You got your NYX deal in July 2020, before you moved. Was that when you realized you could be successful here?
They reached out saying, “hey, we want to do a six-month partnership with you on TikTok.” And that’s when I’m like, “wait, I can get paid over here? Like there’s money involved now, like what’s going on?” And so that was definitely a moment of okay, now I really have motivation behind this because like this isn’t just 90,000-follower count anymore, it’s like a potential career in content creation.
Lifestyle and beauty content is a pretty saturated market. What makes your videos stand out?
I’m definitely not the “aesthetically pleasing” girl where everything is perfect and I lay out the clothes perfectly on the bed.

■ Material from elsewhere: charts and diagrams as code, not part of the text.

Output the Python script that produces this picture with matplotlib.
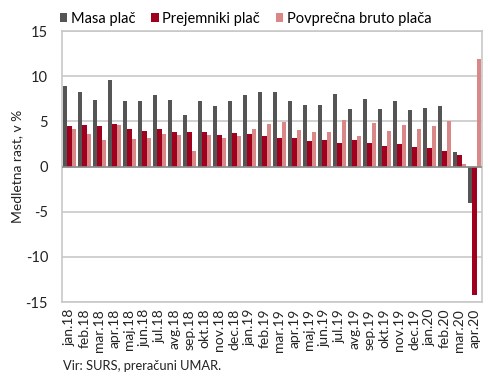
import numpy as np
import matplotlib.pyplot as plt

plt.rcParams['font.family'] = ['Lato', 'DejaVu Sans']

months = ['jan.18', 'feb.18', 'mar.18', 'apr.18', 'maj.18', 'jun.18', 'jul.18',
          'avg.18', 'sep.18', 'okt.18', 'nov.18', 'dec.18', 'jan.19', 'feb.19',
          'mar.19', 'apr.19', 'maj.19', 'jun.19', 'jul.19', 'avg.19', 'sep.19',
          'okt.19', 'nov.19', 'dec.19', 'jan.20', 'feb.20', 'mar.20', 'apr.20']
masa = [8.9, 8.3, 7.4, 9.6, 7.3, 7.3, 7.95, 7.4, 5.65, 7.3, 6.7, 7.25, 7.9, 8.2,
        8.3, 7.25, 6.85, 6.85, 8.05, 6.35, 7.45, 6.35, 7.25, 6.25, 6.5, 6.75, 1.6, -4.0]
prejemniki = [4.5, 4.6, 4.45, 4.75, 4.2, 3.95, 4.2, 3.85, 3.8, 3.8, 3.45, 3.75, 3.55,
              3.35, 3.2, 3.2, 2.8, 2.9, 2.65, 2.9, 2.55, 2.3, 2.5, 2.15, 2.0, 1.75, 1.3, -14.2]
bruto = [4.2, 3.55, 2.9, 4.6, 3.05, 3.2, 3.6, 3.45, 1.75, 3.45, 3.15, 3.4, 4.2, 4.7,
         4.95, 4.0, 3.85, 3.85, 5.2, 3.35, 4.85, 3.9, 4.65, 4.1, 4.45, 5.0, 0.3, 11.9]

series = [('Masa plač', masa, '#555555'),
          ('Prejemniki plač', prejemniki, '#A0001E'),
          ('Povprečna bruto plača', bruto, '#D98787')]

fig = plt.figure(figsize=(4.9, 3.81), dpi=100)
ax = fig.add_axes([0.1265, 0.2073, 0.857, 0.7113])

x = np.arange(len(months))
w = 0.3
for i, (name, vals, col) in enumerate(series):
    ax.bar(x + (i - 1) * w, vals, width=w, color=col, label=name, zorder=3)

ax.set_xlim(-0.5, len(months) - 0.5)
ax.set_ylim(-15, 15)
ax.set_yticks([-15, -10, -5, 0, 5, 10, 15])
ax.set_yticklabels(['-15', '-10', '-5', '0', '5', '10', '15'])
ax.yaxis.grid(True, color='#c8c8c8', linewidth=1.2, zorder=0)
ax.axhline(0, color='#8c8c8c', linewidth=1.2, zorder=4)
ax.set_xticks(x)
ax.set_xticklabels(months, rotation=90)
ax.tick_params(axis='x', length=0, labelsize=10, colors='#222222', pad=5)
ax.tick_params(axis='y', length=0, labelsize=10.5, colors='#222222', pad=10)
for s in ax.spines.values():
    s.set_color('#c8c8c8')
    s.set_linewidth(1.2)

ax.set_ylabel('Medletna rast, v %', fontsize=10, color='#222222', labelpad=2)
ax.legend(loc='lower left', bbox_to_anchor=(-0.005, 1.02), ncol=3, frameon=False,
          fontsize=10.5, handlelength=0.5, handleheight=0.5, handletextpad=0.25,
          columnspacing=1.1, borderaxespad=0, borderpad=0)
fig.text(0.128, 0.028, 'Vir: SURS, preračuni UMAR.', fontsize=9.3, color='#222222',
         va='baseline')

fig.savefig('out.png', dpi=100)
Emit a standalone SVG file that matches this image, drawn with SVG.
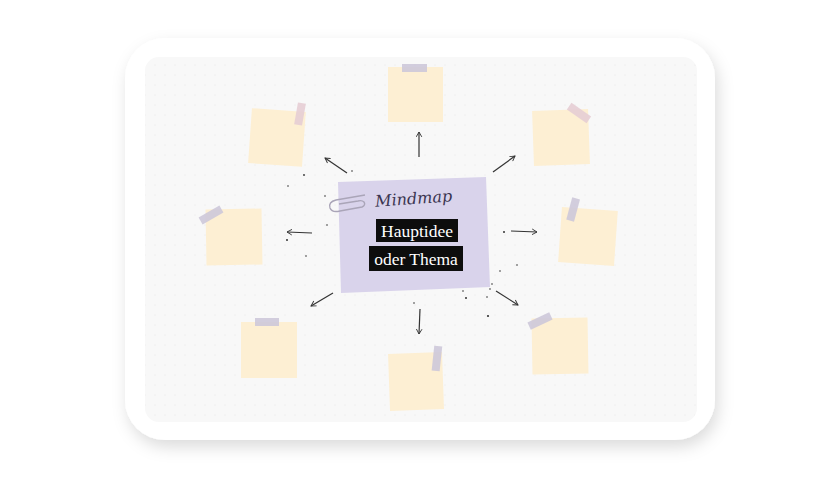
<svg xmlns="http://www.w3.org/2000/svg" width="840" height="480" viewBox="0 0 840 480">
  <defs>
    <filter id="shadow" x="-10%" y="-10%" width="125%" height="130%">
      <feDropShadow dx="3" dy="7" stdDeviation="8" flood-color="#000" flood-opacity="0.14"/>
    </filter>
    <pattern id="dots" width="10" height="10" patternUnits="userSpaceOnUse">
      <circle cx="5" cy="5" r="0.6" fill="#e4e4e4"/>
    </pattern>
    <marker id="arrow" viewBox="0 0 10 10" refX="8" refY="5" markerWidth="7" markerHeight="7" orient="auto-start-reverse" markerUnits="userSpaceOnUse">
      <path d="M1,1 L8,5 L1,9" fill="none" stroke="#333" stroke-width="1.3"/>
    </marker>
    <style>
      .note { fill: #fdefd3; }
      .tape-l { fill: #cdc8d9; opacity: 0.9; }
      .tape-p { fill: #e6cdd4; opacity: 0.9; }
      .conn { stroke: #333; stroke-width: 1.2; fill: none; marker-end: url(#arrow); }
      .speck { fill: #333; }
      .label { font-family: "Liberation Serif", "DejaVu Serif", serif; font-size: 17.5px; fill: #ffffff; text-anchor: middle; }
      .script { font-family: "DejaVu Serif", "Liberation Serif", serif; font-style: italic; font-size: 16px; fill: #3b3550; text-anchor: middle; }
    </style>
  </defs>

  <rect width="840" height="480" fill="#ffffff"/>

  <g id="card">
    <rect x="125" y="38" width="590" height="402" rx="40" fill="#ffffff" filter="url(#shadow)"/>
    <rect x="145" y="57" width="552" height="365" rx="14" fill="#f8f8f8"/>
    <rect x="145" y="57" width="552" height="365" rx="14" fill="url(#dots)"/>
  </g>

  <g id="connectors">
    <line class="conn" x1="419" y1="157" x2="419" y2="132"/>
    <line class="conn" x1="347" y1="173" x2="325" y2="158"/>
    <line class="conn" x1="493" y1="172" x2="515" y2="156"/>
    <line class="conn" x1="312" y1="233" x2="287" y2="232"/>
    <line class="conn" x1="511" y1="231" x2="537" y2="232"/>
    <line class="conn" x1="333" y1="293" x2="311" y2="306"/>
    <line class="conn" x1="420" y1="309" x2="419" y2="334"/>
    <line class="conn" x1="496" y1="291" x2="518" y2="305"/>
  </g>

  <g id="specks">
    <circle class="speck" cx="304" cy="175" r="0.9"/>
    <circle class="speck" cx="325" cy="196" r="0.8"/>
    <circle class="speck" cx="288" cy="186" r="0.8"/>
    <circle class="speck" cx="287" cy="240" r="1"/>
    <circle class="speck" cx="306" cy="256" r="0.8"/>
    <circle class="speck" cx="327" cy="225" r="0.8"/>
    <circle class="speck" cx="504" cy="232" r="1"/>
    <circle class="speck" cx="517" cy="265" r="0.8"/>
    <circle class="speck" cx="466" cy="298" r="1"/>
    <circle class="speck" cx="463" cy="291" r="0.8"/>
    <circle class="speck" cx="490" cy="289" r="0.8"/>
    <circle class="speck" cx="487" cy="297" r="0.8"/>
    <circle class="speck" cx="492" cy="284" r="0.8"/>
    <circle class="speck" cx="488" cy="316" r="1.1"/>
    <circle class="speck" cx="414" cy="303" r="0.8"/>
    <circle class="speck" cx="352" cy="171" r="0.8"/>
    <circle class="speck" cx="500" cy="271" r="0.8"/>
  </g>

  <g id="center">
    <polygon points="338,182 486,177 490,287 341,293" fill="#d9d3eb"/>
    <path d="M365,195 L336,200 Q328,202 330,208 Q332,213 340,211 L362,207 Q366,205 364,202 Q362,200 358,201 L339,204" fill="none" stroke="#aaa5b8" stroke-width="1.4"/>
    <text class="script" x="414" y="204" transform="rotate(-4 414 204)">Mindmap</text>
    <rect x="376" y="219" width="82" height="23" fill="#0d0d0d"/>
    <text class="label" x="417" y="236.5">Hauptidee</text>
    <rect x="369" y="246" width="94" height="25" fill="#0d0d0d"/>
    <text class="label" x="416" y="264.5">oder Thema</text>
  </g>

  <g id="note-top">
    <rect class="note" x="388" y="67" width="55" height="55"/>
    <rect class="tape-l" x="402" y="64" width="25" height="8"/>
  </g>
  <g id="note-top-left">
    <rect class="note" x="250" y="110" width="54" height="55" transform="rotate(4 277 137)"/>
    <rect class="tape-p" x="296" y="103" width="8" height="22" transform="rotate(10 300 114)"/>
  </g>
  <g id="note-top-right">
    <rect class="note" x="533" y="110" width="56" height="55" transform="rotate(-2 561 137)"/>
    <rect class="tape-p" x="567" y="109" width="24" height="8" transform="rotate(35 579 113)"/>
  </g>
  <g id="note-left">
    <rect class="note" x="206" y="209" width="56" height="56" transform="rotate(-1 234 237)"/>
    <rect class="tape-l" x="199" y="211" width="24" height="8" transform="rotate(-30 211 215)"/>
  </g>
  <g id="note-right">
    <rect class="note" x="560" y="209" width="56" height="55" transform="rotate(4 588 236)"/>
    <rect class="tape-l" x="569" y="198" width="8" height="23" transform="rotate(15 573 210)"/>
  </g>
  <g id="note-bottom-left">
    <rect class="note" x="241" y="322" width="56" height="56"/>
    <rect class="tape-l" x="255" y="318" width="24" height="8"/>
  </g>
  <g id="note-bottom">
    <rect class="note" x="389" y="353" width="54" height="57" transform="rotate(-2 416 381)"/>
    <rect class="tape-l" x="433" y="346" width="8" height="25" transform="rotate(6 437 358)"/>
  </g>
  <g id="note-bottom-right">
    <rect class="note" x="532" y="318" width="56" height="56" transform="rotate(-1 560 346)"/>
    <rect class="tape-l" x="528" y="317" width="24" height="8" transform="rotate(-25 540 321)"/>
  </g>
</svg>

No, I’m whipping out of packaging. I’m like, “what did I get today?!” I have a lot of energy. And so, I think my content is a lot more relatable than a lot of the stuff that’s in the fashion world or what we’re used to [seeing on social media].
Have there been any moments when you considered quitting?
At the beginning, I was just like so in it. It was exciting. It was new. And like, I just knew that if I gave it a full year of 100 percent, I could walk away saying it didn’t work if it didn’t work. Like I could say, “okay, Tanya, you gave it a full year. You were 100 percent, you didn’t slack,” then I could walk away. And so, I remember December 2020: I was broke at this time, I was running out [of money], I was a little bit in credit card debt. And I’m not gonna lie, I was really hitting the wall there. And I was like, “I think I have to walk away.”
So what changed?
I wasn’t talking to the camera by this point. I had never spoken to the camera. When I was looking at people’s accounts, I was like, this person is talking and has a million followers. Maybe that’s what I need to do. Maybe I just need to open my mouth and say something. So, I saw this swimsuit hack video. I think I was like, “I’m gonna just reenact that swimsuit thing and say whatever I’m going to say.” That video went viral, got like, a million views.
How did Sephora Squad impact your career?
It got me in front of brands that I honestly had had DM messages with for a full year and had never responded. [Laughs.] Like Fenty skin. I think I have the longest chain of [messages], but just me, like “hey, I still love you guys.” And then I got to work with them.
You talk a lot about your team on your account. Why was that important to for you to do?
I used to say, “I will never hire a team, I’ll never need a staff, blah, blah blah.” That’s just sad. Like, that is just a sad mindset. I read this book, We Should All Be Millionaires by Rachel Rodgers. She just broke down in the book that like look, is there any millionaire that you know that doesn’t have a team behind them? Or is there any really successful person that’s done it all by themselves? It doesn’t exist. I think so many influencers think “Well, I can only do this” or “I can only edit this way” and “I know my style.” It’s such a missed opportunity for you to be pushed to grow.